Throughout Ukraine history, the Ukrainian Cossacks have played a part in the fight to maintain Ukraine's autonomy and culture. A few things you may not know about these historic warriors:
- Cossacks got their name from kozak, a Turkish word that means “free man.” The term was applied to anyone who migrated to the Ukrainian steppes, where people acknowledged no royal authority.
- The Cossacks first created their military, the Zaporizhia, to resist Tatar invaders. This group was active in the area beyond the Dnieper Rapids. A second contingent of “town Cossacks” defended the local towns.
- The Cossack population grew as the Polish-Lithuanian Commonwealth continued to intrude on Ukrainian lands. Polish nobles were granted rich farmland worked by local serfs. Many serfs fled to the steppes. The number of registered Cossacks grew over time from 300 to over 8000.

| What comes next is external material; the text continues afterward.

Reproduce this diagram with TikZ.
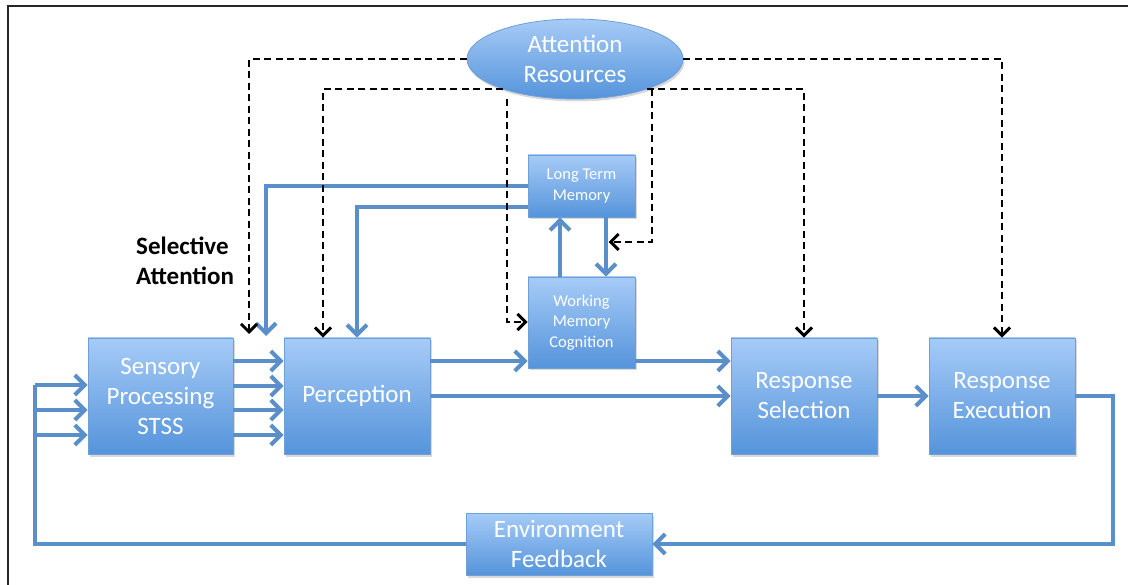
\documentclass[tikz,border=0pt]{standalone}
\usepackage{fontspec}
\setmainfont{Carlito}
\usetikzlibrary{arrows.meta,shapes.geometric,shadows}
\definecolor{lineblue}{HTML}{5A8FC9}
\definecolor{boxtop}{HTML}{A6CBF7}
\definecolor{boxbot}{HTML}{5594DB}
\definecolor{boxedge}{HTML}{6E9FD6}
\begin{document}
\begin{tikzpicture}[x=1pt,y=-1pt,
  box/.style={rectangle, draw=boxedge, line width=0.8pt, top color=boxtop, bottom color=boxbot,
    text=white, align=center, inner sep=0pt,
    drop shadow={shadow xshift=1.5pt, shadow yshift=-2.5pt, opacity=0.3}},
  big/.style={font=\fontsize{25}{30}\selectfont},
  small/.style={font=\fontsize{16.5}{20.5}\selectfont},
  bline/.style={draw=lineblue, line width=4.5pt},
  barrow/.style={bline, -{Straight Barb[length=10pt,width=20pt,line width=4pt]}},
  dline/.style={draw=black, line width=2pt, dash pattern=on 7pt off 4.5pt},
  darrow/.style={dline, -{Straight Barb[length=8pt,width=16pt,line width=3pt]}},
]
\useasboundingbox (0,0) rectangle (1128,585);
\draw[line width=2pt, color=black!85] (8,585) -- (8,6) -- (1128,6);

% nodes
\node[box, ellipse, minimum width=216pt, minimum height=80pt, big] (attn) at (575,59) {Attention\\Resources};
\node[box, small, minimum width=107pt, minimum height=62pt] (ltm) at (581.5,186) {Long Term\\Memory};
\node[box, small, minimum width=107pt, minimum height=91pt] (wm) at (581.5,322.5) {Working\\Memory\\Cognition};
\node[box, big, minimum width=145pt, minimum height=116pt] (sens) at (160.5,396) {Sensory\\Processing\\STSS};
\node[box, big, minimum width=146pt, minimum height=116pt] (perc) at (357,396) {Perception};
\node[box, big, minimum width=146pt, minimum height=116pt] (rsel) at (804,396) {Response\\Selection};
\node[box, big, minimum width=146pt, minimum height=116pt] (rexe) at (1002,396) {Response\\Execution};
\node[box, big, minimum width=186pt, minimum height=62pt] (env) at (559,544) {Environment\\Feedback};
\node[font=\bfseries\fontsize{25}{30}\selectfont, align=left, anchor=north west, inner sep=0pt] (sel) at (136,237) {Selective\\Attention};

% coordinates
\coordinate (saB) at (266,336);
\coordinate (saD) at (249,334);
\coordinate (wmD) at (507,322);
\coordinate (ltmD) at (652,242);
\coordinate (fbR) at (1113,544);
\coordinate (fbL1) at (35,385);
\coordinate (fbL2) at (35,410);
\coordinate (fbL3) at (35,435);

% blue connectors
\draw[barrow] (ltm.west) -| (saB);
\draw[barrow] ([yshift=-21pt]ltm.west) -| (perc.north);
\draw[barrow] ([xshift=-21.5pt]wm.north) -- ([xshift=-21.5pt]ltm.south);
\draw[barrow] ([xshift=24.5pt]ltm.south) -- ([xshift=24.5pt]wm.north);
\foreach \d in {35,10,-14,-39}{
  \draw[barrow] ([yshift=\d pt]sens.east) -- ([yshift=\d pt]perc.west);
}
\draw[barrow] ([yshift=35pt]perc.east) -- ([yshift=35pt]perc.east -| wm.west);
\draw[barrow] ([yshift=35pt]perc.east -| wm.east) -- ([yshift=35pt]rsel.west);
\draw[barrow] (perc.east) -- (rsel.west);
\draw[barrow] (rsel.east) -- (rexe.west);
\draw[barrow] (rexe.east) -| (fbR) -- (env.east);
\draw[bline] (env.west) -| (fbL1);
\draw[barrow] (fbL1) -- (fbL1 -| sens.west);
\draw[barrow] (fbL2) -- (fbL2 -| sens.west);
\draw[barrow] (fbL3) -- (fbL3 -| sens.west);

% dashed attention connectors
\draw[darrow] (attn.west) -| (saD);
\draw[darrow] (attn.east) -| (rexe.north);
\draw[darrow] (attn.203) -| ([xshift=-34pt]perc.north);
\draw[darrow] (attn.337) -| (rsel.north);
\draw[darrow] (attn.south -| wmD) -- (wmD) -- (wmD -| wm.west);
\draw[darrow] (ltmD |- attn.337) -- (ltmD) -- ([xshift=27pt]ltm.south |- ltmD);
\end{tikzpicture}
\end{document}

- The leader of the Cossack state, and the highest military office was called the “hetman.” Hetmen were elected leaders with broad powers.
- By the 18th century, a hierarchal system had developed within the Cossacks. Those who could afford weapons could be soldiers, but those who could not were considered merely helpers, and did not have the same rights. Eventually, the role of Cossack soldier became an inherited one.
- Russia’s Catherine II dissolved the office of Cossack Hetman. The last hetman of Ukraine was Kyrylo Rozumovsky, who ruled until 1764.
- The Free Cossacks, which formed in 1917, were a civilian army that sought to defend Ukraine’s national identity from encroachment by the Soviet Union.
- In modern Ukraine, there are 500,000 people from 300 different groups who consider themselves Cossack. They maintain the traditional uniforms, dances and festivals of the historic Cossacks.